Turns out, it’s possible for man to build all kinds of things: a fortune, a tower, a city, a company, a non-rofit, a terrorist cell, a theater group, a bowling league, a tyrannical regime-you name it. God watches as we unify and draw up plans. And He leaves us alone until our plan messes with His. In which case, He dismantles that sucker faster than you can quote: “No wisdom, no understanding, no counsel can avail against the Lord” (Proverbs 21:30).

Side note: While it’s impossible for our plans to succeed against the Lord, they most certainly can succeed against ourselves. Like the rich young ruler, we can build a personal kingdom and then walk away from all that jesus has to offer. Or, like the tower-building egomaniacs, we can succumb to groupthink and wander from God’s plan. Either way, we lose, which is why we desperately need the Impossible to intervene.

And why we need to respond when He does.

Something significant happens when surrendered, obedient people unite with Christ to accomplish His goals. First, they agree that with man the most important things are impossible. Then they grow in faith, believing that with God all things are possible. Kingdom plans are drawn, tasks are assigned, and history is made. Ultimately, the whole thing is enormously inspiring because God and God alone can save us from the unmitigated disaster that is ourselves.

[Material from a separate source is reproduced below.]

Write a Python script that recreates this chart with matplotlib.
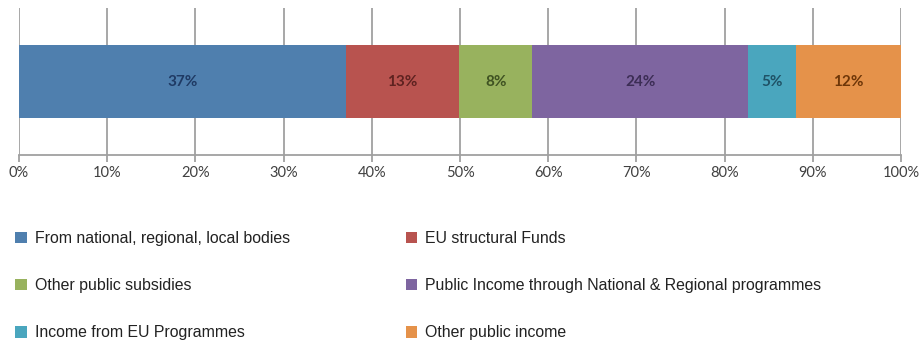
import matplotlib
matplotlib.use("Agg")
import matplotlib.pyplot as plt
from matplotlib.patches import Patch

# Share of public income by source (percent of total)
categories = [
    "From national, regional, local bodies",
    "EU structural Funds",
    "Other public subsidies",
    "Public Income through National & Regional programmes",
    "Income from EU Programmes",
    "Other public income",
]
shares = [37.1, 12.8, 8.3, 24.5, 5.4, 11.9]
tick_values = [0, 10, 20, 30, 40, 50, 60, 70, 80, 90, 100]

bar_colors = ["#4f7fae", "#b8534f", "#98b25e", "#7e65a0", "#4aa6be", "#e5924a"]
text_colors = ["#1f3a64", "#5e2220", "#3f5222", "#3c2d55", "#1f5266", "#6e3608"]

W, H, DPI = 922, 342, 100
fig = plt.figure(figsize=(W / DPI, H / DPI), dpi=DPI)
ax = fig.add_axes([19 / W, 1 - 155 / H, 882 / W, 147 / H])

left = 0
for val, col, tcol in zip(shares, bar_colors, text_colors):
    ax.barh(0, val, left=left, height=0.494, color=col, zorder=3)
    ax.text(left + val / 2, 0, f"{val:.0f}%", ha="center", va="center",
            color=tcol, fontsize=11, fontweight="bold", family="Lato", zorder=4)
    left += val

ax.set_xlim(0, 100)
ax.set_ylim(-0.5, 0.5)
ax.set_xticks(tick_values)
ax.set_xticklabels([f"{t}%" for t in tick_values], family="Lato", fontsize=10.5,
                   color="#404040")
ax.set_yticks([])
ax.grid(axis="x", color="#a0a0a0", linewidth=1.3, zorder=0)
for s in ("top", "right", "left"):
    ax.spines[s].set_visible(False)
ax.spines["bottom"].set_color("#a0a0a0")
ax.spines["bottom"].set_linewidth(1.3)
ax.tick_params(axis="x", length=5, width=1.3, color="#a0a0a0", pad=3)

# legend laid out as 3 rows x 2 columns (matplotlib fills column-wise)
handles = [Patch(facecolor=c) for c in bar_colors]
order = [0, 2, 4, 1, 3, 5]
leg = fig.legend([handles[i] for i in order], [categories[i] for i in order],
                 ncol=2, loc="upper left", bbox_to_anchor=(15 / W, 1 - 231 / H),
                 frameon=False, borderpad=0, borderaxespad=0,
                 handlelength=0.75, handleheight=0.75, handletextpad=0.5,
                 labelspacing=2.03, columnspacing=7.3,
                 prop={"family": "Liberation Sans", "size": 11.4})
for t in leg.get_texts():
    t.set_color("#222222")

fig.savefig("out.png", dpi=DPI)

Pray that God would revel any of your plans that mess with His. Pray that He would expose any personal kingdom building or groupthink habits that prohibit you from following Him with your whole heart. Praise Him for intervening and saving you from yourself.


  • Is there something you’ve built that would be very hard to walk away from if Jesus asked you to?
  • Have you ever succumbed to groupthink that was directly opposed to God’s plan? Explain.
  • How has God interrupted your possible with His impossible? How did your plans and to do list change?